We've developed a new graphical loading tool for OS MasterMap data focussing on usability and performance to make it easy to load national Ordnance Survey MasterMap datasets in a matter of hours.
This blog post talks about some simple benchmarks we've carried out.
If you are interested in using this tool and not familiar with Postgresql/PostGIS, you can sign up to one of our support packages and we will be able to set you up and running within a couple of hours!
National load times were as follows:
- MasterMap Topography (National) 20 hrs 21 mins 1
- MasterMap ITN (National) < 6 mins
Installing PostgreSQL, PostGIS and QGIS took less than 10 minutes.
1 This is the most time-consuming test which filled the SSD on the first attempt. Importing to a tablespace on the main HDD completed after 20.3 hours but showed the import of tile 1592959-TR0585-5c3268.gz to have failed with this error. Until this issue is resolved the tile would need to be loaded and de-duplicated manually (e.g. using ogr2ogr to import and a SQL query to de-duplicate) to complete the dataset. De-duplication removes duplicate features caused by the chunking / supply process.
Comparison With Other Open Source Tools
We were curious as to how OS Translator II load times compared with other open loading methods so we did some basic tests using the "SU" tile of MasterMap Topography and ITN datasets and compared it with the popular Loader scripts. The results looked like this:
Please note that OS Translator II had an unfair advantage in these tests as it automatically takes advantage of multiple-CPU cores whereas Loader presently does not.
Hardware and Software
We used the following hardware and software configuration:
- CPU Intel Core i7 4790K (Haswell) @ 4GHz
- Memory 32GB PC3-12800
- Disk(s) Samsung 840 EVO 250GB SSD and Seagate Barracuda ST2000DM001 2TB HDD2
- OS Microsoft Windows 7 Professional (64-bit)
- PostgreSQL 9.4.1 (x64)
- PostGIS 2.1.5 (x64)
- QGIS 2.6.1 (Brighton)
- OS Translator II 1.0
- Python 2.7.9 (win32)
- lxml 3.2.3 (win32)
- Loader Master (067a511313, 20th February 2014)
2 Operating system and source gml.gz files located on the SSD and default PostgreSQL tablespace stored on secondary 2TB HDD.

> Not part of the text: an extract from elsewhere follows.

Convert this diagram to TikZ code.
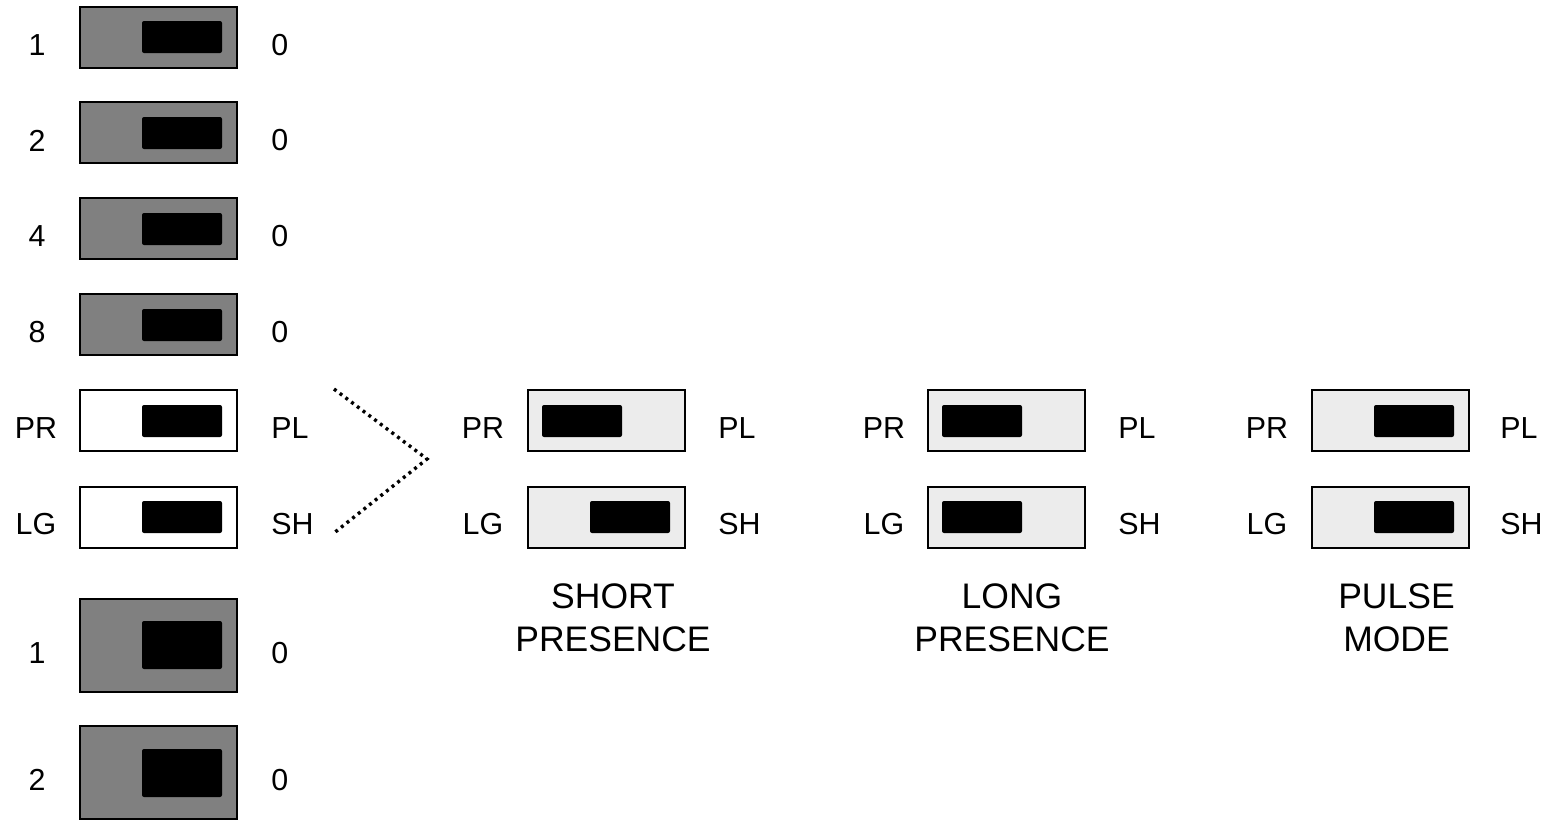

The following changes were made to the default PostgreSQL configuration:
- shared_buffers 512MB
- work_mem 16MB
- maintenance_work_mem 128MB / 1024MB3
- checkpoint_segments 6
- random_page_cost 2.0
- fsync off
3 maintenance_work_mem was set to 1024MB for the national load of MasterMap Topography layer only.
Turning fsync off is dangerous and can lead to data loss in the event of an unexpected power outage. Always switch fsync back on after loading and never use this option on a database containing critical data.